Real communication is not weak. It takes strength to listen without correcting. It takes control to validate what she feels without making yourself the victim. It takes maturity to own what is yours without collapsing into shame.

The change she needs to see

Your wife does not need a polished speech. She needs evidence.

Evidence looks like consistency over time. It looks like a man who is no longer ruled by fear. It looks like a man who can hear hard things without exploding or shutting down. It looks like emotional steadiness, humility, honesty, leadership, and follow-through.

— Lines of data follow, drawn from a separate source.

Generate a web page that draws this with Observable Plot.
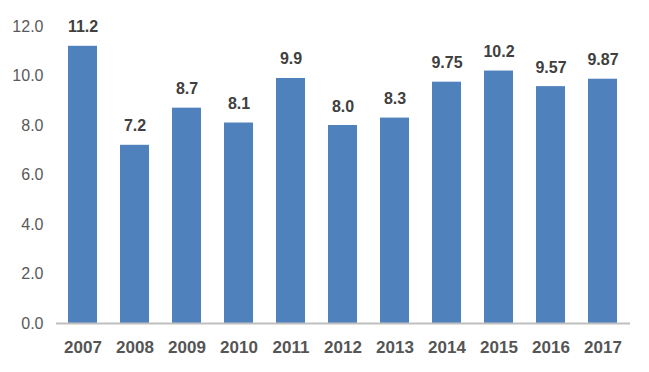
<!DOCTYPE html>
<html>
<head>
<meta charset="utf-8">
<script src="https://cdn.jsdelivr.net/npm/d3@7"></script>
<script src="https://cdn.jsdelivr.net/npm/@observablehq/plot@0.6"></script>
<style>
  html, body { margin: 0; padding: 0; background: #fff; }
  #chart { width: 649px; height: 372px; }
</style>
</head>
<body>
<div id="chart"></div>
<script>
const years = ["2007","2008","2009","2010","2011","2012","2013","2014","2015","2016","2017"];
const values = [11.2, 7.2, 8.7, 8.1, 9.9, 8.0, 8.3, 9.75, 10.2, 9.57, 9.87];
const valueLabels = ["11.2","7.2","8.7","8.1","9.9","8.0","8.3","9.75","10.2","9.57","9.87"];
const yTicks = [0, 2, 4, 6, 8, 10, 12];

const data = years.map((y, i) => ({year: y, value: values[i], label: valueLabels[i]}));

const chart = Plot.plot({
  width: 649,
  height: 372,
  marginLeft: 56,
  marginRight: 19,
  marginTop: 26,
  marginBottom: 49,
  style: {fontFamily: "'Liberation Sans', Arial, sans-serif", background: "#fff"},
  x: {domain: years, paddingInner: 0.44, paddingOuter: 0.22, label: null},
  y: {domain: [0, 12], label: null},
  marks: [
    Plot.barY(data, {x: "year", y: "value", fill: "#4F81BD"}),
    Plot.ruleY([0], {stroke: "#BFBFBF", strokeWidth: 2}),
    Plot.text(data, {x: "year", y: "value", text: "label", dy: -14, lineAnchor: "bottom",
      fontSize: 16, fontWeight: "bold", fill: "#404040"}),
    Plot.axisX({tickSize: 0, tickPadding: 17, fontSize: 17, fontWeight: "bold", color: "#555555"}),
    Plot.axisY({ticks: yTicks, tickFormat: d => d.toFixed(1), tickSize: 0, tickPadding: 13,
      fontSize: 16, color: "#595959"})
  ]
});
document.getElementById("chart").appendChild(chart);
</script>
</body>
</html>
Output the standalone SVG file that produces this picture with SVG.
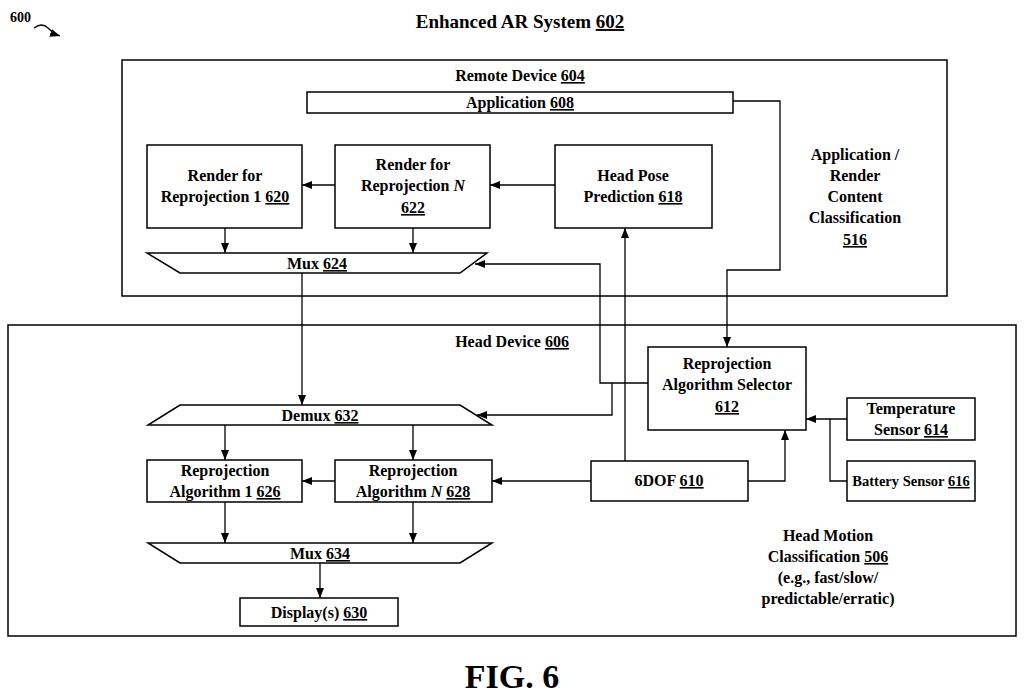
<svg xmlns="http://www.w3.org/2000/svg" width="1024" height="696" viewBox="0 0 1024 696">
<style>
text{font-family:"Liberation Serif","Times New Roman",serif;font-weight:bold;font-size:16px;fill:#000;text-anchor:middle}
.b{fill:#fff;stroke:#000;stroke-width:1.5}
.c{fill:none;stroke:#000;stroke-width:1.3;marker-end:url(#a)}
.l{fill:none;stroke:#000;stroke-width:1.3}
.u{text-decoration:underline}
</style>
<defs><marker id="a" markerWidth="10" markerHeight="8" refX="10" refY="4" orient="auto" markerUnits="userSpaceOnUse"><path d="M0,0L10,4L0,8z"/></marker></defs>
<rect width="1024" height="696" fill="#fff"/>
<text x="10" y="22" style="text-anchor:start;font-size:14px">600</text>
<path d="M34,28 q8,-6 14,0 t12,8" class="c"/>
<text x="520" y="28" style="font-size:19px">Enhanced AR System <tspan class="u">602</tspan></text>
<g id="remote"><rect class="b" x="122" y="60" width="825" height="236"/><text x="520" y="81">Remote Device <tspan class="u">604</tspan></text>
<text x="855" y="160">Application /</text><text x="855" y="181">Render</text><text x="855" y="202">Content</text><text x="855" y="223">Classification</text><text x="855" y="245" class="u">516</text></g>
<g id="head"><rect class="b" x="8" y="325" width="1008" height="311"/><text x="512" y="347">Head Device <tspan class="u">606</tspan></text>
<text x="828" y="541">Head Motion</text><text x="828" y="562">Classification <tspan class="u">506</tspan></text><text x="828" y="583">(e.g., fast/slow/</text><text x="828" y="604">predictable/erratic)</text></g>
<g id="app"><rect class="b" x="307" y="92" width="426" height="21"/><text x="520" y="108">Application <tspan class="u">608</tspan></text></g>
<g id="r1"><rect class="b" x="147" y="145" width="155" height="83"/><text x="225" y="181">Render for</text><text x="225" y="202">Reprojection 1 <tspan class="u">620</tspan></text></g>
<g id="rn"><rect class="b" x="335" y="145" width="155" height="83"/><text x="413" y="170">Render for</text><text x="413" y="191">Reprojection <tspan font-style="italic">N</tspan></text><text x="413" y="213" class="u">622</text></g>
<g id="hp"><rect class="b" x="555" y="145" width="157" height="83"/><text x="633" y="181">Head Pose</text><text x="633" y="202">Prediction <tspan class="u">618</tspan></text></g>
<g id="mux624"><path class="b" d="M147,253H487L460,273H180z"/><text x="317" y="269">Mux <tspan class="u">624</tspan></text></g>
<g id="sel"><rect class="b" x="648" y="347" width="158" height="83"/><text x="727" y="369">Reprojection</text><text x="727" y="390">Algorithm Selector</text><text x="727" y="412" class="u">612</text></g>
<g id="temp"><rect class="b" x="847" y="398" width="128" height="42"/><text x="911" y="414">Temperature</text><text x="911" y="435">Sensor <tspan class="u">614</tspan></text></g>
<g id="bat"><rect class="b" x="847" y="461" width="128" height="40"/><text x="911" y="486" style="font-size:14.5px">Battery Sensor <tspan class="u">616</tspan></text></g>
<g id="dof"><rect class="b" x="591" y="461" width="157" height="40"/><text x="669" y="486">6DOF <tspan class="u">610</tspan></text></g>
<g id="demux"><path class="b" d="M180,405H460L492,425H148z"/><text x="320" y="421">Demux <tspan class="u">632</tspan></text></g>
<g id="ra1"><rect class="b" x="147" y="460" width="155" height="42"/><text x="225" y="476">Reprojection</text><text x="225" y="497">Algorithm 1 <tspan class="u">626</tspan></text></g>
<g id="ran"><rect class="b" x="335" y="460" width="157" height="42"/><text x="413" y="476">Reprojection</text><text x="413" y="497">Algorithm <tspan font-style="italic">N</tspan> <tspan class="u">628</tspan></text></g>
<g id="mux634"><path class="b" d="M148,543H492L460,563H180z"/><text x="320" y="559">Mux <tspan class="u">634</tspan></text></g>
<g id="disp"><rect class="b" x="240" y="598" width="158" height="28"/><text x="319" y="618">Display(s) <tspan class="u">630</tspan></text></g>
<g id="connectors">
<path class="c" d="M733,101H780V270H727V347"/>
<path class="c" d="M648,383H600V264H475"/>
<path class="c" d="M612,383V415H477"/>
<path class="c" d="M625,461V228"/>
<path class="c" d="M591,481H492"/>
<path class="c" d="M748,481H785V430"/>
<path class="c" d="M847,419H806"/>
<path class="l" d="M847,481H830V419"/>
<path class="c" d="M555,185H490"/>
<path class="c" d="M335,185H302"/>
<path class="c" d="M225,228V253"/>
<path class="c" d="M413,228V253"/>
<path class="c" d="M302,273V405"/>
<path class="c" d="M225,425V460"/>
<path class="c" d="M413,425V460"/>
<path class="c" d="M335,481H302"/>
<path class="c" d="M225,502V543"/>
<path class="c" d="M413,502V543"/>
<path class="c" d="M320,563V598"/>
</g>
<text x="512" y="688" style="font-size:34px">FIG. 6</text>
</svg>
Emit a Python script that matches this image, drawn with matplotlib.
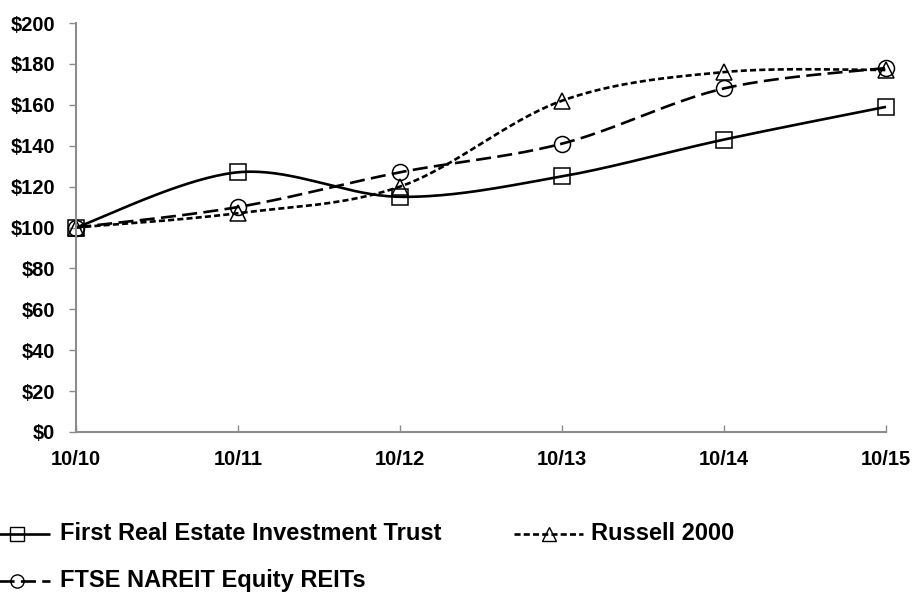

If faith is part of your life, this is where it becomes real. Prayer matters. God’s Word matters. Renewing your mind matters. But faith without works is dead. You cannot pray for restoration while continuing the same behavior that helped break trust. You cannot ask God to heal your marriage while refusing correction.

This is why inner work matters so much. A lot of men in separation are not just battling marital problems. They are battling abandonment wounds, anger, depression, shame, addiction, trauma responses, and destructive thought patterns. If you do not confront what is driving you, it will keep speaking through you. That is one reason mindset renewal is not optional. It changes how you show up, and how you show up changes what your wife experiences.

What if she says she is done?

Take her seriously, but do not take it as the final word.

When a woman says she is done, sometimes she means she is done with the current version of the marriage. She is done with the pain. Done with not being heard. Done with cycles that never change. Men often hear, there is no hope. That is not always what she means.

This is where many husbands quit too soon or panic too hard. They interpret every cold response as proof that nothing is working. But separation is messy. Emotions swing. Trust comes back slower than fear. You may do the right things and still see resistance for a while. That does not mean your effort is pointless. It means trust is expensive.

Still, wisdom matters. If there has been abuse, infidelity, serious trauma, or legal action, the path is more complex. You need careful, disciplined action. Not denial. Not fantasy. Not reckless pressure. Real restoration requires honesty about the damage.

How to handle contact during separation

Do not treat every conversation like a make-or-break moment.

If she reaches out, be grounded. If she is cold, do not mirror it with punishment. If she is warm, do not surge forward and smother the moment. Strength is calm. Desperation is loud.

Your communication should lower pressure, not raise it. It should carry clarity, not confusion. Short, respectful, emotionally controlled responses often do more than dramatic declarations. And when the moment is right to say something meaningful, say what is true and mature, not what is theatrical.

That may mean acknowledging her pain without pushing for reassurance. It may mean respecting space without disappearing into passivity. It may mean staying present as a husband in character, even while the relationship is unstable.

Hope is real, but action has to match it

If you are severely depressed right now, hear this clearly. Your life is not over. This separation is not the end of your story. Do not make a permanent decision based on temporary pain. There is still something you can do, and taking action now matters.

Many marriages turn because one man finally stops guessing and starts leading with the right tools. Not manipulation. Not games. Real change. Better communication. Renewed thinking. Emotional strength. Faith backed by disciplined action. That is where momentum begins.

If you have been waiting for a sign, this is it. Get serious. Get humble. Get focused. Stop trying random moves and hoping one lands. Build a plan that changes you first, because that is often what changes the marriage.

You may not be able to force the outcome today. But you can become the man who no longer makes things worse, who starts creating safety instead of chaos, and who gives restoration an honest chance to grow. And sometimes that one decision, made in the middle of the darkest moment, is exactly where God begins to turn everything around.